## START COLLECTED MATERIAL

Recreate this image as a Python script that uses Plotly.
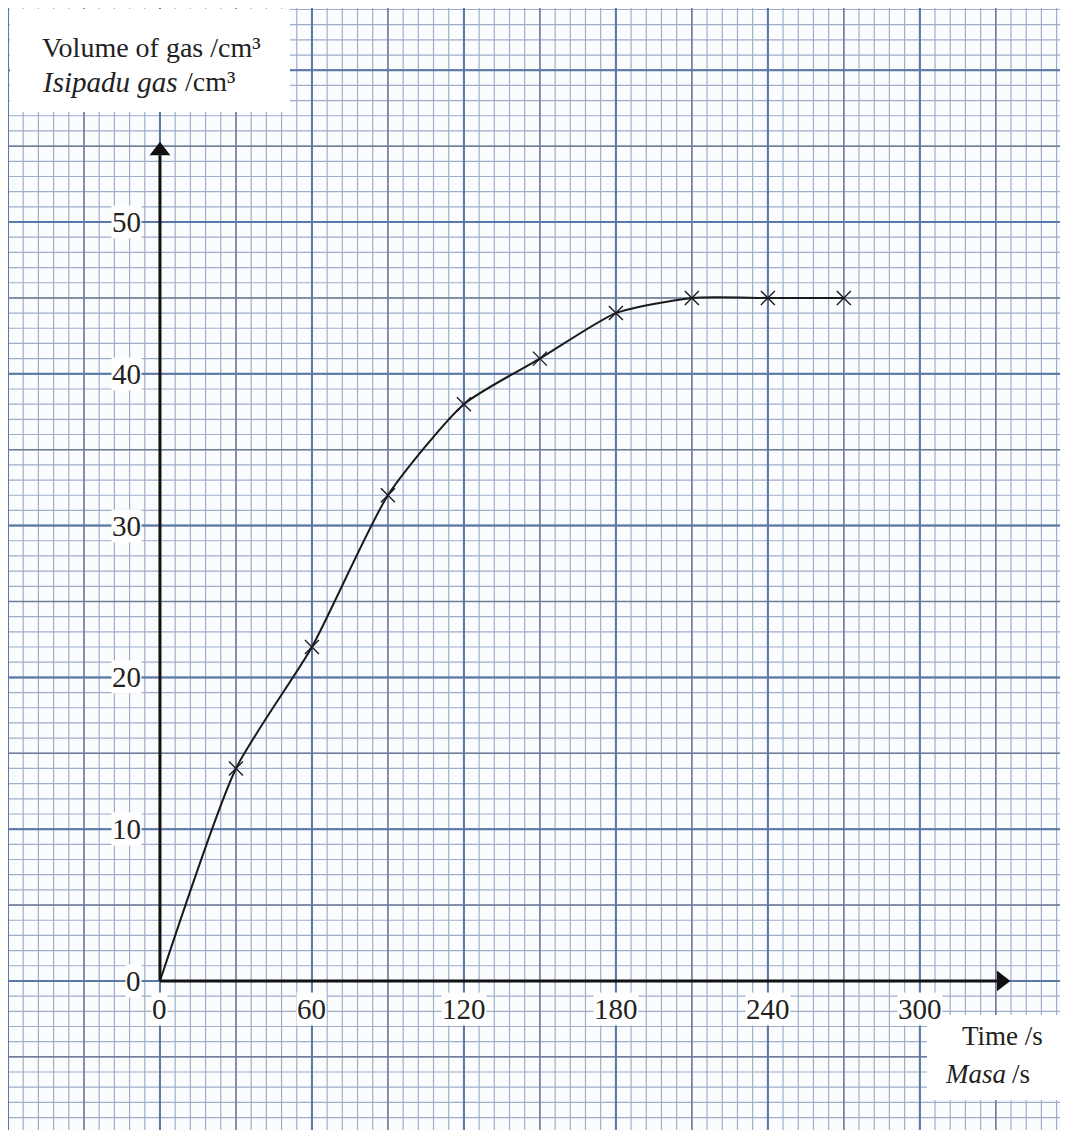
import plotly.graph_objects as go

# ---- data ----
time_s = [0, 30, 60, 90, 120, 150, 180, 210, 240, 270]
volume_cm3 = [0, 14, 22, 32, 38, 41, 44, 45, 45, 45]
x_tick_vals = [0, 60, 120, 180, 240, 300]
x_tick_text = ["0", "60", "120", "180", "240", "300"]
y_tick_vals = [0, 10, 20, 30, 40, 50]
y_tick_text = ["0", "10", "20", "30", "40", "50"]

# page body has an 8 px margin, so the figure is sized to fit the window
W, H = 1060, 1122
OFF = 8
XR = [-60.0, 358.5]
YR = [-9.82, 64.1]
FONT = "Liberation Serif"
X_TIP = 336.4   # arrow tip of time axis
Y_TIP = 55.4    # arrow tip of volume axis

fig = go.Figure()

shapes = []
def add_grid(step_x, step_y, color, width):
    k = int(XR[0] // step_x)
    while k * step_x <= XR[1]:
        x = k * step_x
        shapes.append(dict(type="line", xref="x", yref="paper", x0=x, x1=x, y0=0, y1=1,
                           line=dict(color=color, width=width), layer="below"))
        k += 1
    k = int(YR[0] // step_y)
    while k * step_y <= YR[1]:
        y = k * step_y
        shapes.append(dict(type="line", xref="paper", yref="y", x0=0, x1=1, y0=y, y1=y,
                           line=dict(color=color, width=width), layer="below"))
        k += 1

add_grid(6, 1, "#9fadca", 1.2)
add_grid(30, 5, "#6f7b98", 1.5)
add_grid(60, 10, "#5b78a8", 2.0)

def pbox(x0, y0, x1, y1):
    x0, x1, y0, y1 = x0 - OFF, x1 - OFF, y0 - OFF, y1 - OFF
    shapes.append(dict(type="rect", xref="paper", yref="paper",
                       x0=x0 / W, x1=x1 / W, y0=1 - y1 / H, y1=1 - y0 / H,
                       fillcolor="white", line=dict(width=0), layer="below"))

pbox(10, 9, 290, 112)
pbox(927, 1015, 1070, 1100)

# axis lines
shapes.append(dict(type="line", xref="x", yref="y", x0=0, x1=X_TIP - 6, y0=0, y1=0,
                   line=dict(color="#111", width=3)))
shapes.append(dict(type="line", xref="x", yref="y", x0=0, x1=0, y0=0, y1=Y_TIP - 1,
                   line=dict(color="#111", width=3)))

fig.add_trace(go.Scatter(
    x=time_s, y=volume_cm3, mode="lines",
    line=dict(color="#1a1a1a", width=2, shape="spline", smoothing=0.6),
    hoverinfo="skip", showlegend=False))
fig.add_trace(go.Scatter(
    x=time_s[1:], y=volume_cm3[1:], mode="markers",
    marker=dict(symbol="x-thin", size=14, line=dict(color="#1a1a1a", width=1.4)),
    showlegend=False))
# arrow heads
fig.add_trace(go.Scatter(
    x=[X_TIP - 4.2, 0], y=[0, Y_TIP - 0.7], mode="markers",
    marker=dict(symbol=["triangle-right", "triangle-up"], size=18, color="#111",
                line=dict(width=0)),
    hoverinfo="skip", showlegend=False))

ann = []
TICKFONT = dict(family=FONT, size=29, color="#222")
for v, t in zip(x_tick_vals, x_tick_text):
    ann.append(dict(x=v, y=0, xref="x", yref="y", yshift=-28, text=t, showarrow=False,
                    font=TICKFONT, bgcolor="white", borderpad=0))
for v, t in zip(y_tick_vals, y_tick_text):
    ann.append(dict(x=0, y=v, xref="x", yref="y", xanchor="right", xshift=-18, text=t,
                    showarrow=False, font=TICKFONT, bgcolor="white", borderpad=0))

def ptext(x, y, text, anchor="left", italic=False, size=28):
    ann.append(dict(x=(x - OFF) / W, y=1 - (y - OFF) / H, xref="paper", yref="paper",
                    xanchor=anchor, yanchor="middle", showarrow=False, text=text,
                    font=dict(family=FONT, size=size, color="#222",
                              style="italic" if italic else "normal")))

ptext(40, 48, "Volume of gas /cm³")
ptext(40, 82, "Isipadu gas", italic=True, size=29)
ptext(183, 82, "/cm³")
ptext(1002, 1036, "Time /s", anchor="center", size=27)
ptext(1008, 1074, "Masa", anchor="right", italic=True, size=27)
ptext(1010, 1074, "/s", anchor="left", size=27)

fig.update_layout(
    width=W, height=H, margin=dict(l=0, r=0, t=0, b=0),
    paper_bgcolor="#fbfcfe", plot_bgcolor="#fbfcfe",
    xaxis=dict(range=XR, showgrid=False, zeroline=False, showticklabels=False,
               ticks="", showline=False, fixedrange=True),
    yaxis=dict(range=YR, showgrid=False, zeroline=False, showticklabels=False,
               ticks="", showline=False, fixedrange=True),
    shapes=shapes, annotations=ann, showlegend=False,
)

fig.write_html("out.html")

## END COLLECTED MATERIAL

Give an exact reproduction of every line, leaving out any picture.

Recreate this image as a Python script that uses Plotly.
import plotly.graph_objects as go

# ---- data ----
time_s = [0, 30, 60, 90, 120, 150, 180, 210, 240, 270]
volume_cm3 = [0, 14, 22, 32, 38, 41, 44, 45, 45, 45]
x_tick_vals = [0, 60, 120, 180, 240, 300]
x_tick_text = ["0", "60", "120", "180", "240", "300"]
y_tick_vals = [0, 10, 20, 30, 40, 50]
y_tick_text = ["0", "10", "20", "30", "40", "50"]

# page body has an 8 px margin, so the figure is sized to fit the window
W, H = 1060, 1122
OFF = 8
XR = [-60.0, 358.5]
YR = [-9.82, 64.1]
FONT = "Liberation Serif"
X_TIP = 336.4   # arrow tip of time axis
Y_TIP = 55.4    # arrow tip of volume axis

fig = go.Figure()

shapes = []
def add_grid(step_x, step_y, color, width):
    k = int(XR[0] // step_x)
    while k * step_x <= XR[1]:
        x = k * step_x
        shapes.append(dict(type="line", xref="x", yref="paper", x0=x, x1=x, y0=0, y1=1,
                           line=dict(color=color, width=width), layer="below"))
        k += 1
    k = int(YR[0] // step_y)
    while k * step_y <= YR[1]:
        y = k * step_y
        shapes.append(dict(type="line", xref="paper", yref="y", x0=0, x1=1, y0=y, y1=y,
                           line=dict(color=color, width=width), layer="below"))
        k += 1

add_grid(6, 1, "#9fadca", 1.2)
add_grid(30, 5, "#6f7b98", 1.5)
add_grid(60, 10, "#5b78a8", 2.0)

def pbox(x0, y0, x1, y1):
    x0, x1, y0, y1 = x0 - OFF, x1 - OFF, y0 - OFF, y1 - OFF
    shapes.append(dict(type="rect", xref="paper", yref="paper",
                       x0=x0 / W, x1=x1 / W, y0=1 - y1 / H, y1=1 - y0 / H,
                       fillcolor="white", line=dict(width=0), layer="below"))

pbox(10, 9, 290, 112)
pbox(927, 1015, 1070, 1100)

# axis lines
shapes.append(dict(type="line", xref="x", yref="y", x0=0, x1=X_TIP - 6, y0=0, y1=0,
                   line=dict(color="#111", width=3)))
shapes.append(dict(type="line", xref="x", yref="y", x0=0, x1=0, y0=0, y1=Y_TIP - 1,
                   line=dict(color="#111", width=3)))

fig.add_trace(go.Scatter(
    x=time_s, y=volume_cm3, mode="lines",
    line=dict(color="#1a1a1a", width=2, shape="spline", smoothing=0.6),
    hoverinfo="skip", showlegend=False))
fig.add_trace(go.Scatter(
    x=time_s[1:], y=volume_cm3[1:], mode="markers",
    marker=dict(symbol="x-thin", size=14, line=dict(color="#1a1a1a", width=1.4)),
    showlegend=False))
# arrow heads
fig.add_trace(go.Scatter(
    x=[X_TIP - 4.2, 0], y=[0, Y_TIP - 0.7], mode="markers",
    marker=dict(symbol=["triangle-right", "triangle-up"], size=18, color="#111",
                line=dict(width=0)),
    hoverinfo="skip", showlegend=False))

ann = []
TICKFONT = dict(family=FONT, size=29, color="#222")
for v, t in zip(x_tick_vals, x_tick_text):
    ann.append(dict(x=v, y=0, xref="x", yref="y", yshift=-28, text=t, showarrow=False,
                    font=TICKFONT, bgcolor="white", borderpad=0))
for v, t in zip(y_tick_vals, y_tick_text):
    ann.append(dict(x=0, y=v, xref="x", yref="y", xanchor="right", xshift=-18, text=t,
                    showarrow=False, font=TICKFONT, bgcolor="white", borderpad=0))

def ptext(x, y, text, anchor="left", italic=False, size=28):
    ann.append(dict(x=(x - OFF) / W, y=1 - (y - OFF) / H, xref="paper", yref="paper",
                    xanchor=anchor, yanchor="middle", showarrow=False, text=text,
                    font=dict(family=FONT, size=size, color="#222",
                              style="italic" if italic else "normal")))

ptext(40, 48, "Volume of gas /cm³")
ptext(40, 82, "Isipadu gas", italic=True, size=29)
ptext(183, 82, "/cm³")
ptext(1002, 1036, "Time /s", anchor="center", size=27)
ptext(1008, 1074, "Masa", anchor="right", italic=True, size=27)
ptext(1010, 1074, "/s", anchor="left", size=27)

fig.update_layout(
    width=W, height=H, margin=dict(l=0, r=0, t=0, b=0),
    paper_bgcolor="#fbfcfe", plot_bgcolor="#fbfcfe",
    xaxis=dict(range=XR, showgrid=False, zeroline=False, showticklabels=False,
               ticks="", showline=False, fixedrange=True),
    yaxis=dict(range=YR, showgrid=False, zeroline=False, showticklabels=False,
               ticks="", showline=False, fixedrange=True),
    shapes=shapes, annotations=ann, showlegend=False,
)

fig.write_html("out.html")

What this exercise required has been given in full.